Obligation to Obtain Personnel Lending License

As a matter of Swiss law, any employer who hires out employees to a third party (so-called personnel lending) must in principle obtain a license. Personnel lending provided without the required license is prohibited.

Generally, the obligation to obtain a personnel lending license is triggered whenever the right to give substantial instructions to an employee is delegated to a third party (host company) while the employment remains with the formal employer. By way of exception from the general rule, personnel lending has under certain circumstances historically been exempt from the obligation to obtain a license, namely (i) if the personnel lending is only occasional, (ii) if the only person to be hired out owns the employer entity, or (iii) if the personnel lending is provided within one and the same group of companies. While the first two exceptions are provided for by statutory law, the exception for intra-group personnel lending was based on the previous official guidance given by the Swiss State Secretariat for Economic Affairs SECO (SECO).

On 20 June 2017, SECO published new directives to the cantonal labour offices, in which SECO now deviates from its former position exempting intra-group personnel lending from the license requirement. According to these new directives, any form of personnel lending will now generally require a license, even within a group of companies. In other words, if an employee is detached to render services to another entity within a group of companies, this will now in principle require a license. According to SECO, an exception is still available on a case-by-case basis provided that the intra-group personnel lending

  1. exclusively serves the purpose of providing technical, linguistic or other experience to the employee being hired out;
  2. serves the knowledge transfer within the group; or
  3. is only occasional and, therefore, is exempt based on the general criteria.

Based on these new directives, the third exemption previously recognized by SECO has now essentially been revoked. The two remaining exemptions concerning occasional personnel lending and self-owned businesses are however not affected and remain in effect.
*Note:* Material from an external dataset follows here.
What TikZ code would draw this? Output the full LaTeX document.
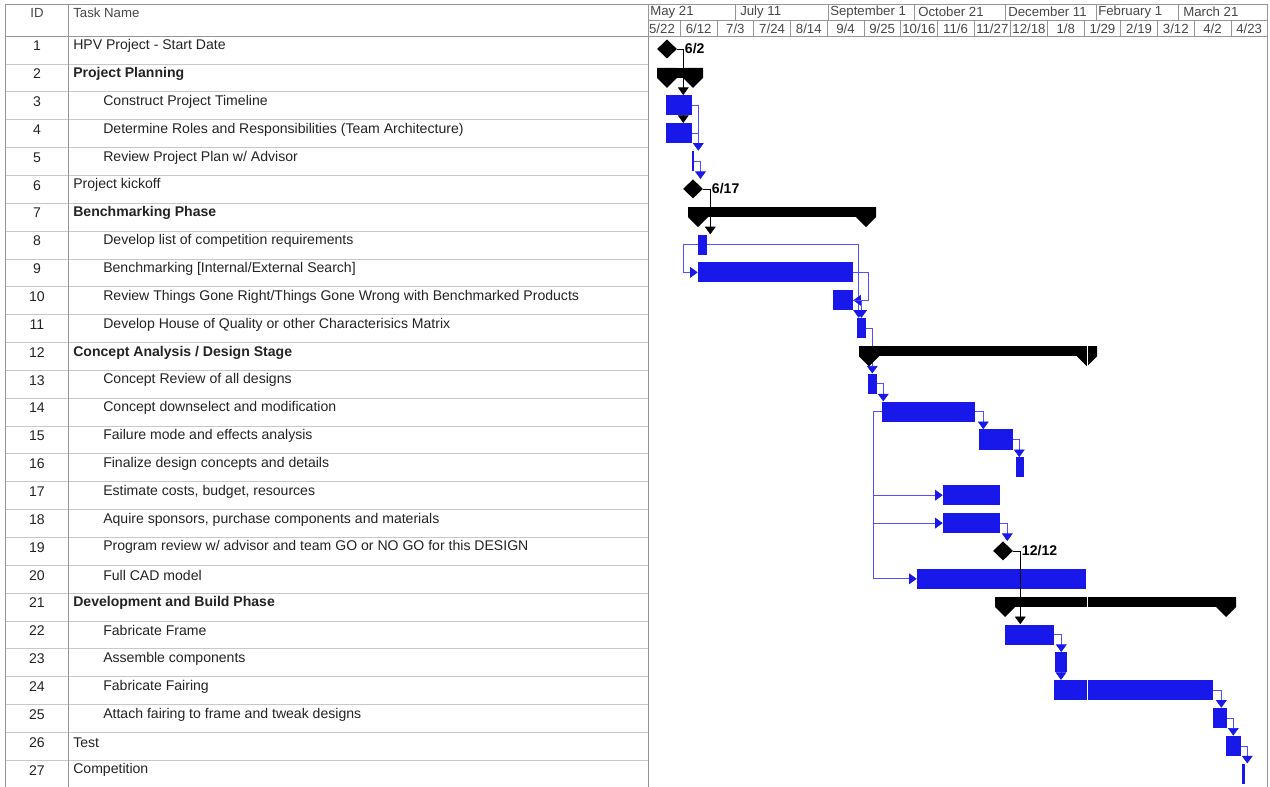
\documentclass[tikz,border=0pt]{standalone}
\usepackage{fontspec}
\setmainfont{Liberation Sans}
\usetikzlibrary{arrows.meta,shapes.geometric}
\definecolor{gblue}{RGB}{24,24,235}
\definecolor{lblue}{RGB}{80,80,255}
\definecolor{rl}{RGB}{200,200,200}
\definecolor{fr}{RGB}{150,150,150}
\definecolor{tx}{RGB}{35,35,35}
\definecolor{hx}{RGB}{70,70,70}
\tikzset{tk/.append style={fill=gblue, inner sep=0pt, minimum height=0.5cm}}
\tikzset{sm/.append style={fill=black, inner sep=0pt, minimum height=0.25cm}}
\tikzset{mst/.append style={diamond, fill=black, inner sep=0pt, minimum width=0.5cm, minimum height=0.48cm}}
\tikzset{lk/.append style={lblue, line width=0.5pt, -{Triangle[width=0.27cm,length=0.19cm,color=gblue]}}}
\tikzset{lnk/.append style={lblue, line width=0.5pt}}
\tikzset{bk/.append style={black, line width=0.5pt, -{Triangle[width=0.27cm,length=0.19cm]}}}
\tikzset{tn/.append style={anchor=west, inner sep=0pt, text=tx, font=\fontsize{10}{12}\selectfont}}
\tikzset{tb/.append style={tn, font=\fontsize{10}{12}\selectfont\bfseries}}
\tikzset{idt/.append style={inner sep=0pt, text=tx, font=\fontsize{10}{12}\selectfont}}
\tikzset{hd/.append style={inner sep=0pt, text=hx, font=\fontsize{9.4}{11}\selectfont}}
\tikzset{mlb/.append style={anchor=west, inner sep=1pt, font=\fontsize{10}{12}\selectfont\bfseries}}
\tikzset{sumcap/.pic={\fill (-10,0) -- (10,0) -- (10,10) -- (0,20) -- (-10,10) -- cycle;}}

\begin{document}
\begin{tikzpicture}[x=0.025cm, y=-0.025cm]
                \useasboundingbox (0,0) rectangle (1270,787);
                % frame and rules
                \foreach \r in {63.85,91.7,119.55,147.4,175.25,203.1,230.95,258.8,286.65,314.5,342.35,370.2,398.05,425.9,453.75,481.6,509.45,537.3,565.15,593,620.85,648.7,676.55,704.4,732.25,760.1}
                    \draw[rl] (5,\r) -- (648,\r);
                \draw[fr] (5,4) -- (1267,4);
                \draw[fr] (5,36) -- (1267,36);
                \draw[fr] (648,20.5) -- (1267,20.5);
                \draw[fr] (5,4) -- (5,787);
                \draw[fr] (68,4) -- (68,787);
                \draw[fr] (648,4) -- (648,787);
                \draw[fr] (1267,4) -- (1267,787);
                \foreach \x in {735,828,914,1005,1096,1178}
                    \draw[fr] (\x,4) -- (\x,20.5);
                \foreach \x in {680.3,717,753.7,790.4,827.1,863.8,900.5,937.2,973.9,1010.6,1047.3,1084,1120.7,1157.4,1194.1,1230.8}
                    \draw[fr] (\x,20.5) -- (\x,36);
                % header
                \node[hd] (hid) at (37,13) {ID};
                \node[hd,anchor=west] (hnm) at (73,13) {Task Name};
                \node[hd,anchor=west] (m1h) at (650,12) {May 21};
                \node[hd,anchor=west] (m2h) at (740,12) {July 11};
                \node[hd,anchor=west] (m3h) at (830,12) {September 1};
                \node[hd,anchor=west] (m4h) at (918,12) {October 21};
                \node[hd,anchor=west] (m5h) at (1008,12) {December 11};
                \node[hd,anchor=west] (m6h) at (1098,12) {February 1};
                \node[hd,anchor=west] (m7h) at (1183,12) {March 21};
                \node[hd] (w1) at (662,28.5) {5/22};
                \node[hd] (w2) at (698.7,28.5) {6/12};
                \node[hd] (w3) at (735.4,28.5) {7/3};
                \node[hd] (w4) at (772.1,28.5) {7/24};
                \node[hd] (w5) at (808.8,28.5) {8/14};
                \node[hd] (w6) at (845.5,28.5) {9/4};
                \node[hd] (w7) at (882.2,28.5) {9/25};
                \node[hd] (w8) at (918.9,28.5) {10/16};
                \node[hd] (w9) at (955.6,28.5) {11/6};
                \node[hd] (w10) at (992.3,28.5) {11/27};
                \node[hd] (w11) at (1029,28.5) {12/18};
                \node[hd] (w12) at (1065.7,28.5) {1/8};
                \node[hd] (w13) at (1102.4,28.5) {1/29};
                \node[hd] (w14) at (1139.1,28.5) {2/19};
                \node[hd] (w15) at (1175.8,28.5) {3/12};
                \node[hd] (w16) at (1212.5,28.5) {4/2};
                \node[hd] (w17) at (1249.2,28.5) {4/23};
                % task table
                \node[idt] (i1) at (37,46) {1};
                \node[idt] (i2) at (37,73.9) {2};
                \node[idt] (i3) at (37,101.7) {3};
                \node[idt] (i4) at (37,129.6) {4};
                \node[idt] (i5) at (37,157.4) {5};
                \node[idt] (i6) at (37,185.3) {6};
                \node[idt] (i7) at (37,213.1) {7};
                \node[idt] (i8) at (37,241) {8};
                \node[idt] (i9) at (37,268.8) {9};
                \node[idt] (i10) at (37,296.7) {10};
                \node[idt] (i11) at (37,324.5) {11};
                \node[idt] (i12) at (37,352.4) {12};
                \node[idt] (i13) at (37,380.2) {13};
                \node[idt] (i14) at (37,408.1) {14};
                \node[idt] (i15) at (37,435.9) {15};
                \node[idt] (i16) at (37,463.8) {16};
                \node[idt] (i17) at (37,491.6) {17};
                \node[idt] (i18) at (37,519.5) {18};
                \node[idt] (i19) at (37,547.3) {19};
                \node[idt] (i20) at (37,575.2) {20};
                \node[idt] (i21) at (37,603) {21};
                \node[idt] (i22) at (37,630.9) {22};
                \node[idt] (i23) at (37,658.7) {23};
                \node[idt] (i24) at (37,686.6) {24};
                \node[idt] (i25) at (37,714.4) {25};
                \node[idt] (i26) at (37,742.3) {26};
                \node[idt] (i27) at (37,770.1) {27};
                \node[tn] (n1) at (73,46) {HPV Project - Start Date};
                \node[tb] (n2) at (73,73.9) {Project Planning};
                \node[tn] (n3) at (103,101.7) {Construct Project Timeline};
                \node[tn] (n4) at (103,129.6) {Determine Roles and Responsibilities (Team Architecture)};
                \node[tn] (n5) at (103,157.4) {Review Project Plan w/ Advisor};
                \node[tn] (n6) at (73,185.3) {Project kickoff};
                \node[tb] (n7) at (73,213.1) {Benchmarking Phase};
                \node[tn] (n8) at (103,241) {Develop list of competition requirements};
                \node[tn] (n9) at (103,268.8) {Benchmarking [Internal/External Search]};
                \node[tn] (n10) at (103,296.7) {Review Things Gone Right/Things Gone Wrong with Benchmarked Products};
                \node[tn] (n11) at (103,324.5) {Develop House of Quality or other Characterisics Matrix};
                \node[tb] (n12) at (73,352.4) {Concept Analysis / Design Stage};
                \node[tn] (n13) at (103,380.2) {Concept Review of all designs};
                \node[tn] (n14) at (103,408.1) {Concept downselect and modification};
                \node[tn] (n15) at (103,435.9) {Failure mode and effects analysis};
                \node[tn] (n16) at (103,463.8) {Finalize design concepts and details};
                \node[tn] (n17) at (103,491.6) {Estimate costs, budget, resources};
                \node[tn] (n18) at (103,519.5) {Aquire sponsors, purchase components and materials};
                \node[tn] (n19) at (103,547.3) {Program review w/ advisor and team GO or NO GO for this DESIGN};
                \node[tn] (n20) at (103,575.2) {Full CAD model};
                \node[tb] (n21) at (73,603) {Development and Build Phase};
                \node[tn] (n22) at (103,630.9) {Fabricate Frame};
                \node[tn] (n23) at (103,658.7) {Assemble components};
                \node[tn] (n24) at (103,686.6) {Fabricate Fairing};
                \node[tn] (n25) at (103,714.4) {Attach fairing to frame and tweak designs};
                \node[tn] (n26) at (73,742.3) {Test};
                \node[tn] (n27) at (73,770.1) {Competition};
                % bars
                \node[tk,minimum width=0.65cm] (b3) at (679,105.3) {};
                \node[tk,minimum width=0.65cm] (b4) at (679,133.2) {};
                \node[tk,minimum width=0.06cm] (b5) at (693,161) {};
                \node[tk,minimum width=0.225cm] (b8) at (702.5,244.6) {};
                \node[tk,minimum width=3.875cm] (b9) at (775.5,272.4) {};
                \node[tk,minimum width=0.5cm] (b10) at (843,300.3) {};
                \node[tk,minimum width=0.225cm] (b11) at (861.5,328.1) {};
                \node[tk,minimum width=0.225cm] (b13) at (872.5,383.8) {};
                \node[tk,minimum width=2.325cm] (b14) at (928.5,411.7) {};
                \node[tk,minimum width=0.85cm] (b15) at (996,439.5) {};
                \node[tk,minimum width=0.2cm] (b16) at (1020,467.4) {};
                \node[tk,minimum width=1.425cm] (b17) at (971.5,495.2) {};
                \node[tk,minimum width=1.425cm] (b18) at (971.5,523.1) {};
                \node[tk,minimum width=4.225cm] (b20) at (1001.5,578.8) {};
                \node[tk,minimum width=1.225cm] (b22) at (1029.5,634.5) {};
                \node[tk,minimum width=0.3cm] (b23) at (1061,662.3) {};
                \node[tk,minimum width=3.975cm] (b24) at (1133.5,690.2) {};
                \node[tk,minimum width=0.35cm] (b25) at (1220,718) {};
                \node[tk,minimum width=0.375cm] (b26) at (1233.5,745.9) {};
                \node[tk,minimum width=0.075cm] (b27) at (1243.5,773.7) {};
                \node[mst] (m1) at (667,49) {};
                \node[mst] (m6) at (693,188.9) {};
                \node[mst] (m19) at (1003,550.9) {};
                % links
                \draw[bk] (m1.east) -- ++(6,0) coordinate (j0) -- (j0 |- b3.north);
                \draw[bk] (j0 |- b3.south) -- (j0 |- b4.north);
                \draw[bk] (m6.east) -- ++(7,0) coordinate (j10) -- (j10 |- b8.north);
                \draw[bk] (m19.east) -- ++(7,0) coordinate (j11) -- (j11 |- b22.north);
                \node[mlb] (d1) at (j0) {6/2};
                \node[mlb] (d6) at (j10) {6/17};
                \node[mlb] (d19) at (j11) {12/12};
                \draw[lk] (b3.east) -- ++(6,0) coordinate (j1) -- (j1 |- b5.north);
                \draw[lnk] (b4.east) -- (j1 |- b4.east);
                \draw[lk] (b5.east) -- ++(6,0) coordinate (j2) -- (j2 |- m6.north);
                \draw[lk] (b8.west) -- ++(-14,0) |- (b9.west);
                \draw[lk] (b8.east) -| ([xshift=0.05cm]b11.north west);
                \draw[lk] (b9.east) -- ++(15,0) |- (b10.east);
                \draw[lk] (b10.east) -| (b11.north);
                \draw[lk] (b11.east) -- ++(6,0) coordinate (j3) -- (j3 |- b13.north);
                \draw[lk] (b13.east) -- ++(6,0) coordinate (j4) -- (j4 |- b14.north);
                \draw[lk] (b14.east) -- ++(8,0) coordinate (j5) -- (j5 |- b15.north);
                \draw[lk] (b15.east) -- ++(6,0) coordinate (j6) -- (j6 |- b16.north);
                \draw[lk] (b14.west) -- ++(-8,0) coordinate (j7) |- (b17.west);
                \draw[lk] (j7) |- (b18.west);
                \draw[lk] (j7) |- (b20.west);
                \draw[lk] (b18.east) -- ++(7,0) coordinate (j8) -- (j8 |- m19.north);
                \draw[lk] (b22.east) -- ++(7,0) coordinate (j9) -- (j9 |- b23.north);
                \draw[lk] (b23.south) -- (b23.south |- b24.north);
                \draw[lk] (b24.east) -- ++(8,0) coordinate (j12) -- (j12 |- b25.north);
                \draw[lk] (b25.east) -- ++(6,0) coordinate (j13) -- (j13 |- b26.north);
                \draw[lk] (b26.east) -- ++(6,0) coordinate (j14) -- (j14 |- b27.north);
                % summary bars
                \node[sm,minimum width=1.15cm] (s2) at (680,72.85) {};
                \pic at (667,67.85) {sumcap};
                \pic at (693,67.85) {sumcap};
                \node[sm,minimum width=4.7cm] (s7) at (782,212.1) {};
                \pic at (698,207.1) {sumcap};
                \pic at (866,207.1) {sumcap};
                \node[sm,minimum width=5.95cm] (s12) at (978,351.35) {};
                \pic at (869,346.35) {sumcap};
                \pic at (1087,346.35) {sumcap};
                \node[sm,minimum width=6.025cm] (s21) at (1115.5,602) {};
                \pic at (1005,597) {sumcap};
                \pic at (1226,597) {sumcap};
                \draw[white, line width=0.7pt] (1087,340) -- (1087,705);
            \end{tikzpicture}
\end{document}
SECO’s new position intends to protect the employees because the link of the employee to the formal employer often is only weak also because the minimum statutory notice periods are much shorter in personnel lending situations. While SECO’s directives are not binding, it seems likely that the courts will follow SECO’s new position. However, there is at least hope that the courts will take a more liberal stance when the link between the employee and the formal employer is more intense than it would be to the host company, e.g. in instances where the employee is employed by a local operative company but where the employee’s manager is employed in a different group company which may even be located abroad. In this scenario, it is completely aleatory which entity employs the manager and the employee will usually have a much closer connection to its formal employer than to the manager’s employer. Therefore, there are in our view at least good reasons to exclude these types of scenarios from the requirement to obtain a license even though it remains to be seen whether the courts will follow this line of argument.

Requirements to Obtain Personnel Lending License

To obtain a license, the employer

  1. needs to be registered in the Swiss commercial register;
  2. needs to have adequate business premises;
  3. must not conduct any other business which could jeopardize the interests of employees or host company;
  4. needs to have a Swiss or EEA citizen or a foreigner having the right of permanent establishment (C-permit) as responsible person for the personnel lending who guarantees for a proper personnel lending and has a clean criminal register; and
  5. has to place a bond of CHF 50,000 (which increases to CHF 100,000 if the employer hires out employees during more than 60,000 hours in a year) and of an additional CHF 50,000 if the employer hires out employees to host companies abroad.

Sanctions in Case of Non-Compliance

If an entity does not hold the required license even though the license requirement applies, the responsible persons (board members, HR manager) within that entity can be personally sanctioned with a fine of up to CHF 100,000. Equally, the responsible person within the host company can personally be fined up to CHF 40,000. In certain cases the company can be fined directly up to CHF 5,000.

Conclusions

SECO’s new directives have far-reaching consequences for groups of companies that are active in Switzerland. Whenever employees working in Switzerland or being employed by a Swiss employer receive their instructions from another group company, the situation needs to be thoroughly analysed in order to avoid liability risks for the company and for the responsible individuals.